WHAT YOU ARE ASKED TO DO: Transcribe everything in the data word for word. Pictures are left out.

STORED DATA:
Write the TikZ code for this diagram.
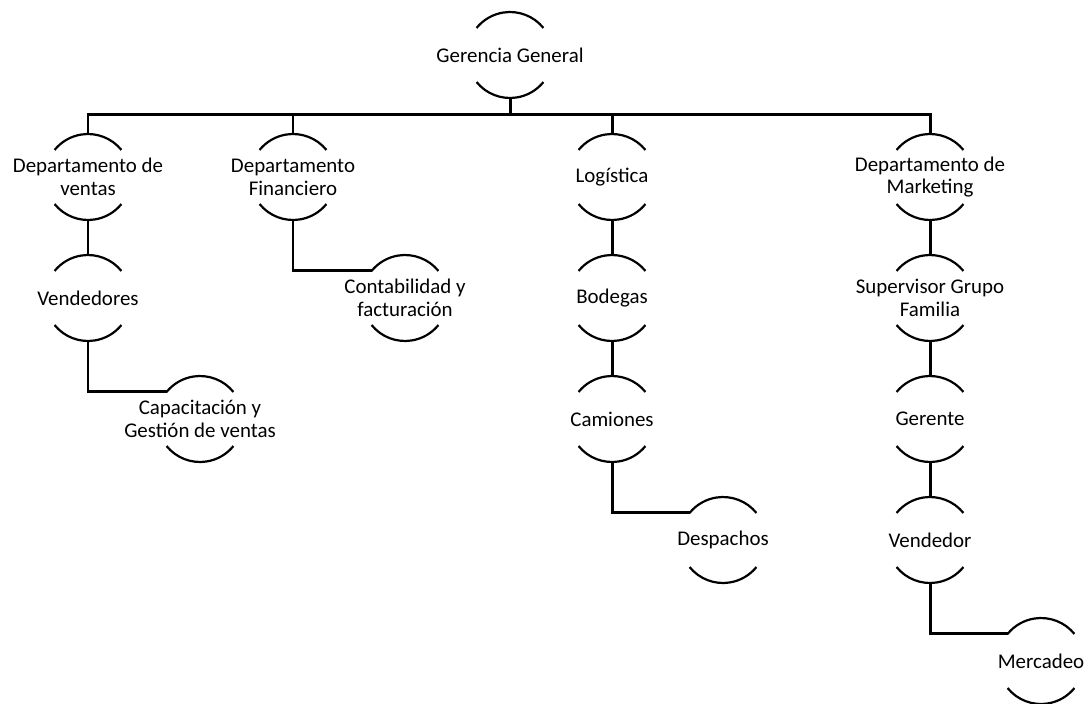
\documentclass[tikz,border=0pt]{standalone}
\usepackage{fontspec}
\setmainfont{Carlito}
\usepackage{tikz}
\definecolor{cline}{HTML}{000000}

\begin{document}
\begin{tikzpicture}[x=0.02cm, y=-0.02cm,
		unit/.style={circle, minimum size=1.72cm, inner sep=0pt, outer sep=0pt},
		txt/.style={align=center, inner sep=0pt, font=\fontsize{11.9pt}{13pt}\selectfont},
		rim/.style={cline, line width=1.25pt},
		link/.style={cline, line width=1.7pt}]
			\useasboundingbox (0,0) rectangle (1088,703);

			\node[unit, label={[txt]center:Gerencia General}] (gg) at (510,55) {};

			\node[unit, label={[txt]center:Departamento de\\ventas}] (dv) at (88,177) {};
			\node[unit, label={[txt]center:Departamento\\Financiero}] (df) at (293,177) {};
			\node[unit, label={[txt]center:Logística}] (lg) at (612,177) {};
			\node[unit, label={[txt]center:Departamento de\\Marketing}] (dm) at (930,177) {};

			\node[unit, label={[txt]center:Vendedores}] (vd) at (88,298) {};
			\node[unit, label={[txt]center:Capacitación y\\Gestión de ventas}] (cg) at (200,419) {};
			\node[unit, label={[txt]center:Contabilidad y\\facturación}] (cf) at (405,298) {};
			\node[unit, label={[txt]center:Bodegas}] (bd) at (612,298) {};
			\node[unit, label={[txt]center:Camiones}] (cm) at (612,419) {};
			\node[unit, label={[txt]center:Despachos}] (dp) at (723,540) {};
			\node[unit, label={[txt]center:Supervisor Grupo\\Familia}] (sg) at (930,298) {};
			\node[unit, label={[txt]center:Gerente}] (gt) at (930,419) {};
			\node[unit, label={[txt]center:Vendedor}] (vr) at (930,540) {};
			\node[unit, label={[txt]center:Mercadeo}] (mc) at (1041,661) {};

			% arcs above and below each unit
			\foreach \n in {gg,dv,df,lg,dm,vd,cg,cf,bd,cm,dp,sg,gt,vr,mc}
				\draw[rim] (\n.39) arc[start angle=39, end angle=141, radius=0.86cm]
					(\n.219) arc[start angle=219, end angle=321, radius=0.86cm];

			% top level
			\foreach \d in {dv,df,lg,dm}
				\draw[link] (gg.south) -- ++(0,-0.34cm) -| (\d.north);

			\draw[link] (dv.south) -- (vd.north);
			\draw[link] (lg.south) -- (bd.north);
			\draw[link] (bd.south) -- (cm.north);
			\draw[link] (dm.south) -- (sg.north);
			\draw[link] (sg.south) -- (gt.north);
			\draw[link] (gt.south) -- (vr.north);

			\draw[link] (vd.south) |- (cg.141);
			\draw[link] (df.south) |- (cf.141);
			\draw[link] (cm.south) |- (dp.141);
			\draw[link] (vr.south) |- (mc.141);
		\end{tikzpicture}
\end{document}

EXPECTED ANSWER:
Write the TikZ code for this diagram.
\documentclass[tikz,border=0pt]{standalone}
\usepackage{fontspec}
\setmainfont{Carlito}
\usepackage{tikz}
\definecolor{cline}{HTML}{000000}

\begin{document}
\begin{tikzpicture}[x=0.02cm, y=-0.02cm,
		unit/.style={circle, minimum size=1.72cm, inner sep=0pt, outer sep=0pt},
		txt/.style={align=center, inner sep=0pt, font=\fontsize{11.9pt}{13pt}\selectfont},
		rim/.style={cline, line width=1.25pt},
		link/.style={cline, line width=1.7pt}]
			\useasboundingbox (0,0) rectangle (1088,703);

			\node[unit, label={[txt]center:Gerencia General}] (gg) at (510,55) {};

			\node[unit, label={[txt]center:Departamento de\\ventas}] (dv) at (88,177) {};
			\node[unit, label={[txt]center:Departamento\\Financiero}] (df) at (293,177) {};
			\node[unit, label={[txt]center:Logística}] (lg) at (612,177) {};
			\node[unit, label={[txt]center:Departamento de\\Marketing}] (dm) at (930,177) {};

			\node[unit, label={[txt]center:Vendedores}] (vd) at (88,298) {};
			\node[unit, label={[txt]center:Capacitación y\\Gestión de ventas}] (cg) at (200,419) {};
			\node[unit, label={[txt]center:Contabilidad y\\facturación}] (cf) at (405,298) {};
			\node[unit, label={[txt]center:Bodegas}] (bd) at (612,298) {};
			\node[unit, label={[txt]center:Camiones}] (cm) at (612,419) {};
			\node[unit, label={[txt]center:Despachos}] (dp) at (723,540) {};
			\node[unit, label={[txt]center:Supervisor Grupo\\Familia}] (sg) at (930,298) {};
			\node[unit, label={[txt]center:Gerente}] (gt) at (930,419) {};
			\node[unit, label={[txt]center:Vendedor}] (vr) at (930,540) {};
			\node[unit, label={[txt]center:Mercadeo}] (mc) at (1041,661) {};

			% arcs above and below each unit
			\foreach \n in {gg,dv,df,lg,dm,vd,cg,cf,bd,cm,dp,sg,gt,vr,mc}
				\draw[rim] (\n.39) arc[start angle=39, end angle=141, radius=0.86cm]
					(\n.219) arc[start angle=219, end angle=321, radius=0.86cm];

			% top level
			\foreach \d in {dv,df,lg,dm}
				\draw[link] (gg.south) -- ++(0,-0.34cm) -| (\d.north);

			\draw[link] (dv.south) -- (vd.north);
			\draw[link] (lg.south) -- (bd.north);
			\draw[link] (bd.south) -- (cm.north);
			\draw[link] (dm.south) -- (sg.north);
			\draw[link] (sg.south) -- (gt.north);
			\draw[link] (gt.south) -- (vr.north);

			\draw[link] (vd.south) |- (cg.141);
			\draw[link] (df.south) |- (cf.141);
			\draw[link] (cm.south) |- (dp.141);
			\draw[link] (vr.south) |- (mc.141);
		\end{tikzpicture}
\end{document}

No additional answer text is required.